==== EXTRACTED INFORMATION ====

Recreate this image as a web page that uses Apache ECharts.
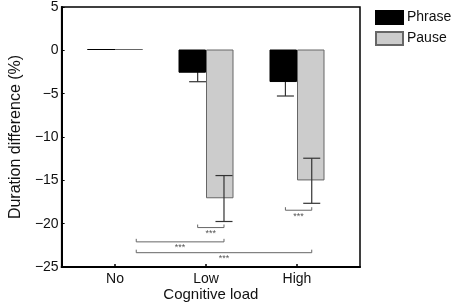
<!DOCTYPE html>
<html>
<head>
<meta charset="utf-8">
<script src="https://cdn.jsdelivr.net/npm/echarts@6/dist/echarts.min.js"></script>
<style>html,body{margin:0;padding:0;background:#fff}#c{width:454px;height:307px}</style>
</head>
<body>
<div id="c"></div>
<script>
const categories = ['No', 'Low', 'High'];
const phrase = [0, -2.67, -3.74];
const pause = [0, -17.1, -15.05];
const phraseErr = [0, 0.95, 1.53];
const pauseErr = [0, 2.65, 2.6];
// significance brackets: [from x, to x, y level]
const brackets = [[1.85, 2.15, -20.45], [2.85, 3.15, -18.45], [1.15, 2.15, -22.1], [1.15, 3.15, -23.35]];
const bracketLabel = '***';
const yMin = -25, yMax = 5, yStep = 5;

const barOffset = 0.15;
const capHalf = 0.097;
const FONT = 'Liberation Sans, Arial, Helvetica, sans-serif';

function errData(vals, errs, side) {
  return vals.map((v, i) => [i + 1 + side * barOffset, v, errs[i]]).filter(d => d[2] > 0);
}
function renderErr(params, api) {
  const x = api.value(0), m = api.value(1), e = api.value(2);
  const top = api.coord([x, m + e]);
  const bot = api.coord([x, m - e]);
  const l1 = api.coord([x - capHalf, m + e]);
  const r1 = api.coord([x + capHalf, m + e]);
  const l2 = api.coord([x - capHalf, m - e]);
  const r2 = api.coord([x + capHalf, m - e]);
  const st = {stroke: '#333', lineWidth: 1.2};
  return {type: 'group', children: [
    {type: 'line', shape: {x1: top[0], y1: top[1], x2: bot[0], y2: bot[1]}, style: st},
    {type: 'line', shape: {x1: l1[0], y1: l1[1], x2: r1[0], y2: r1[1]}, style: st},
    {type: 'line', shape: {x1: l2[0], y1: l2[1], x2: r2[0], y2: r2[1]}, style: st}
  ]};
}
function renderBracket(params, api) {
  const x1 = api.value(0), x2 = api.value(1), y = api.value(2);
  const h = 0.35;
  const a = api.coord([x1, y + h]), b = api.coord([x1, y]), c = api.coord([x2, y]), d = api.coord([x2, y + h]);
  const mid = api.coord([(x1 + x2) / 2, y]);
  return {type: 'group', children: [
    {type: 'polyline', shape: {points: [a, b, c, d]}, style: {stroke: '#666', lineWidth: 1, fill: null}},
    {type: 'text', style: {text: bracketLabel, x: mid[0], y: mid[1] + 1.5, align: 'center', verticalAlign: 'top', fontSize: 9, fill: '#555', fontFamily: FONT}}
  ]};
}

const chart = echarts.init(document.getElementById('c'), null, {renderer: 'canvas'});
chart.setOption({
  animation: false,
  backgroundColor: '#fff',
  textStyle: {fontFamily: FONT},
  legend: {
    data: ['Phrase', 'Pause'], orient: 'vertical', left: 375, top: 10,
    itemWidth: 27, itemHeight: 13, itemGap: 6, padding: 0, icon: 'rect',
    textStyle: {fontSize: 14, color: '#111', fontFamily: FONT, padding: [0, 0, 0, -1]}
  },
  grid: [
    {left: 52, right: 94, top: 6, bottom: 40, show: true, borderColor: '#000', borderWidth: 1.5, backgroundColor: 'transparent'},
    {left: 69.5, right: 111.5, top: 6, bottom: 40}
  ],
  xAxis: [
    {type: 'value', gridIndex: 0, min: 0.3, max: 3.7,
     axisLine: {show: true, onZero: false, lineStyle: {color: '#000', width: 2}},
     axisTick: {show: false}, axisLabel: {show: false}, splitLine: {show: false},
     name: 'Cognitive load', nameLocation: 'middle', nameGap: 20,
     nameTextStyle: {fontSize: 15, color: '#111', fontFamily: FONT}},
    {type: 'category', gridIndex: 1, data: categories,
     axisLine: {show: true, onZero: false, lineStyle: {color: '#000', width: 2}},
     axisTick: {show: true, inside: true, length: 3, alignWithLabel: true, lineStyle: {color: '#000', width: 1.5}},
     axisLabel: {fontSize: 14, color: '#111', margin: 5, fontFamily: FONT}}
  ],
  yAxis: [
    {type: 'value', gridIndex: 0, min: yMin, max: yMax, interval: yStep,
     axisLine: {show: true, onZero: false, lineStyle: {color: '#000', width: 2}},
     axisTick: {show: true, inside: true, length: 3, lineStyle: {color: '#000'}},
     splitLine: {show: false},
     axisLabel: {fontSize: 14, color: '#111', margin: 3, fontFamily: FONT,
       formatter: v => String(v).replace('-', '\u2212')},
     name: 'Duration difference (%)', nameLocation: 'middle', nameGap: 33,
     nameTextStyle: {fontSize: 16, color: '#111', fontFamily: FONT}},
    {type: 'value', gridIndex: 1, min: yMin, max: yMax, interval: yStep, show: false}
  ],
  series: [
    {name: 'Phrase', type: 'bar', xAxisIndex: 1, yAxisIndex: 1, data: phrase, barWidth: 27.5, barGap: '0%', z: 2,
     itemStyle: {color: '#000', borderColor: '#000', borderWidth: 1}},
    {name: 'Pause', type: 'bar', xAxisIndex: 1, yAxisIndex: 1, data: pause, barWidth: 27.5, barGap: '0%', z: 2,
     itemStyle: {color: '#cccccc', borderColor: '#666', borderWidth: 1}},
    {name: 'phraseErr', type: 'custom', xAxisIndex: 0, yAxisIndex: 0, z: 1,
     data: errData(phrase, phraseErr, -1), renderItem: renderErr},
    {name: 'pauseErr', type: 'custom', xAxisIndex: 0, yAxisIndex: 0, z: 3,
     data: errData(pause, pauseErr, 1), renderItem: renderErr},
    {name: 'brackets', type: 'custom', xAxisIndex: 0, yAxisIndex: 0, z: 3,
     data: brackets, renderItem: renderBracket}
  ]
});
</script>
</body>
</html>
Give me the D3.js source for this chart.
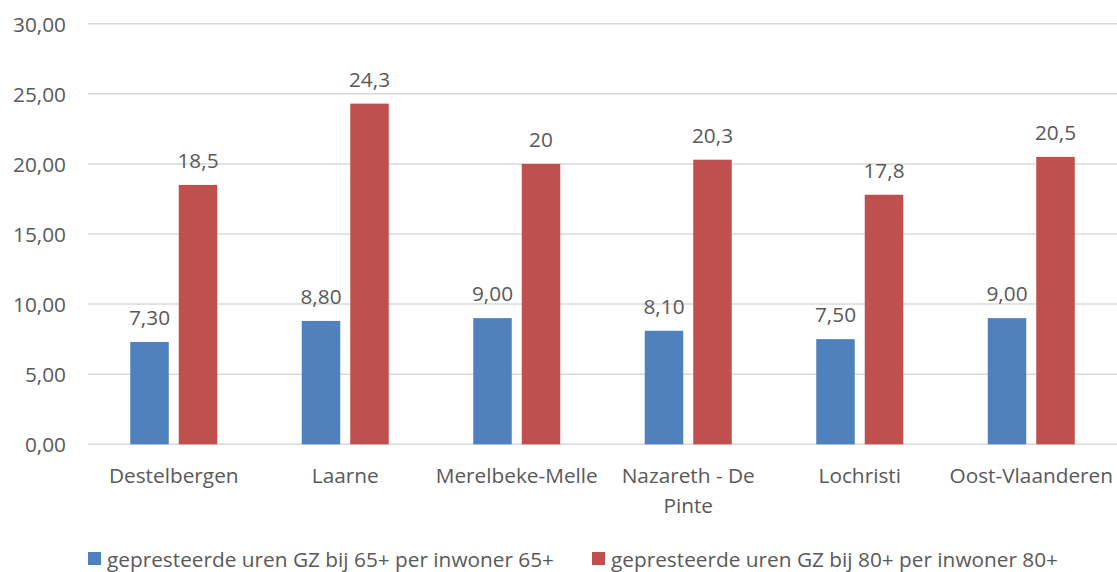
<!DOCTYPE html>
<html>
<head>
<meta charset="utf-8">
<script src="https://cdn.jsdelivr.net/npm/d3@7"></script>
<style>
  html, body { margin: 0; padding: 0; background: #fff; }
  svg { display: block; }
  text { font-family: "Open Sans", "Lato", sans-serif; fill: #595959; }
</style>
</head>
<body>
<svg id="chart" width="1117" height="572"></svg>
<script>
// Gemeenten / regio
const categories = ["Destelbergen", "Laarne", "Merelbeke-Melle", "Nazareth - De Pinte", "Lochristi", "Oost-Vlaanderen"];
// Reeks 1: uren GZ bij 65+ per inwoner 65+
const series65 = [7.30, 8.80, 9.00, 8.10, 7.50, 9.00];
const labels65 = ["7,30", "8,80", "9,00", "8,10", "7,50", "9,00"];
// Reeks 2: uren GZ bij 80+ per inwoner 80+
const series80 = [18.5, 24.3, 20, 20.3, 17.8, 20.5];
const labels80 = ["18,5", "24,3", "20", "20,3", "17,8", "20,5"];
const seriesNames = ["gepresteerde uren GZ bij 65+ per inwoner 65+", "gepresteerde uren GZ bij 80+ per inwoner 80+"];
const yTicks = [0, 5, 10, 15, 20, 25, 30];
const yTickLabels = ["0,00", "5,00", "10,00", "15,00", "20,00", "25,00", "30,00"];

const colors = ["#4F81BD", "#C0504D"];
const fontSize = 20.8;
const svg = d3.select("#chart");

const plot = { left: 88, right: 1117, top: 23.7, bottom: 444.3 };

const x = d3.scaleBand().domain(categories).range([plot.left, plot.right]).padding(0);
const y = d3.scaleLinear().domain([0, 30]).range([plot.bottom, plot.top]);

const barW = 38.5, gap = 10;

// gridlines
svg.append("g").selectAll("line").data(yTicks).join("line")
  .attr("x1", plot.left).attr("x2", plot.right)
  .attr("y1", d => y(d)).attr("y2", d => y(d))
  .attr("stroke", "#d9d9d9").attr("stroke-width", 1.5);

// y tick labels
svg.append("g").selectAll("text").data(yTicks).join("text")
  .attr("x", 66).attr("y", d => y(d))
  .attr("text-anchor", "end").attr("dominant-baseline", "central")
  .attr("font-size", fontSize)
  .text((d, i) => yTickLabels[i]);

const seriesVals = [series65, series80];
const seriesLbls = [labels65, labels80];

seriesVals.forEach((vals, s) => {
  const offset = s === 0 ? -(gap / 2 + barW) : gap / 2;
  const g = svg.append("g");
  g.selectAll("rect").data(vals).join("rect")
    .attr("x", (d, i) => x(categories[i]) + x.bandwidth() / 2 + offset)
    .attr("width", barW)
    .attr("y", d => y(d))
    .attr("height", d => y(0) - y(d))
    .attr("fill", colors[s]);
  g.selectAll("text").data(vals).join("text")
    .attr("x", (d, i) => x(categories[i]) + x.bandwidth() / 2 + offset + barW / 2)
    .attr("y", d => y(d) - 25)
    .attr("text-anchor", "middle").attr("dominant-baseline", "central")
    .attr("font-size", fontSize)
    .text((d, i) => seriesLbls[s][i]);
});

// category labels (wrapped)
const catG = svg.append("g");
categories.forEach(c => {
  const lines = c === "Nazareth - De Pinte" ? ["Nazareth - De", "Pinte"] : [c];
  lines.forEach((ln, j) => {
    catG.append("text")
      .attr("x", x(c) + x.bandwidth() / 2)
      .attr("y", 475 + j * 30)
      .attr("text-anchor", "middle").attr("dominant-baseline", "central")
      .attr("font-size", fontSize)
      .text(ln);
  });
});

// legend
const legendX = [88, 592];
seriesNames.forEach((n, i) => {
  svg.append("rect").attr("x", legendX[i]).attr("y", 552).attr("width", 13).attr("height", 13).attr("fill", colors[i]);
  svg.append("text").attr("x", legendX[i] + 19).attr("y", 559)
    .attr("dominant-baseline", "central").attr("font-size", fontSize)
    .text(n);
});
</script>
</body>
</html>
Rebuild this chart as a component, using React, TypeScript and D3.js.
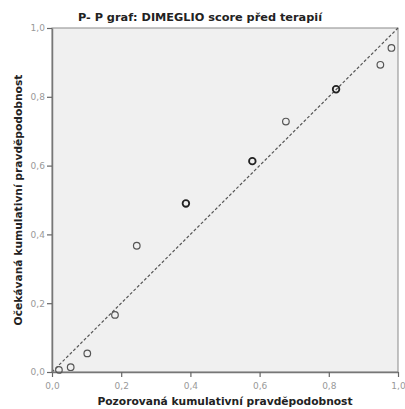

====

**DIRECTIONS**
Word for word, repeat the lines above from the one with "Give me the D3.js source for this chart." through the one with "const seriesLbls = [labels65, labels80];", and nothing beyond them. Omit the pictures.

**REPLY TO THE TASK**
Give me the D3.js source for this chart.
<!DOCTYPE html>
<html>
<head>
<meta charset="utf-8">
<script src="https://cdn.jsdelivr.net/npm/d3@7"></script>
<style>
  html, body { margin: 0; padding: 0; background: #fff; }
  svg { display: block; }
  text { font-family: "Open Sans", "Lato", sans-serif; fill: #595959; }
</style>
</head>
<body>
<svg id="chart" width="1117" height="572"></svg>
<script>
// Gemeenten / regio
const categories = ["Destelbergen", "Laarne", "Merelbeke-Melle", "Nazareth - De Pinte", "Lochristi", "Oost-Vlaanderen"];
// Reeks 1: uren GZ bij 65+ per inwoner 65+
const series65 = [7.30, 8.80, 9.00, 8.10, 7.50, 9.00];
const labels65 = ["7,30", "8,80", "9,00", "8,10", "7,50", "9,00"];
// Reeks 2: uren GZ bij 80+ per inwoner 80+
const series80 = [18.5, 24.3, 20, 20.3, 17.8, 20.5];
const labels80 = ["18,5", "24,3", "20", "20,3", "17,8", "20,5"];
const seriesNames = ["gepresteerde uren GZ bij 65+ per inwoner 65+", "gepresteerde uren GZ bij 80+ per inwoner 80+"];
const yTicks = [0, 5, 10, 15, 20, 25, 30];
const yTickLabels = ["0,00", "5,00", "10,00", "15,00", "20,00", "25,00", "30,00"];

const colors = ["#4F81BD", "#C0504D"];
const fontSize = 20.8;
const svg = d3.select("#chart");

const plot = { left: 88, right: 1117, top: 23.7, bottom: 444.3 };

const x = d3.scaleBand().domain(categories).range([plot.left, plot.right]).padding(0);
const y = d3.scaleLinear().domain([0, 30]).range([plot.bottom, plot.top]);

const barW = 38.5, gap = 10;

// gridlines
svg.append("g").selectAll("line").data(yTicks).join("line")
  .attr("x1", plot.left).attr("x2", plot.right)
  .attr("y1", d => y(d)).attr("y2", d => y(d))
  .attr("stroke", "#d9d9d9").attr("stroke-width", 1.5);

// y tick labels
svg.append("g").selectAll("text").data(yTicks).join("text")
  .attr("x", 66).attr("y", d => y(d))
  .attr("text-anchor", "end").attr("dominant-baseline", "central")
  .attr("font-size", fontSize)
  .text((d, i) => yTickLabels[i]);

const seriesVals = [series65, series80];
const seriesLbls = [labels65, labels80];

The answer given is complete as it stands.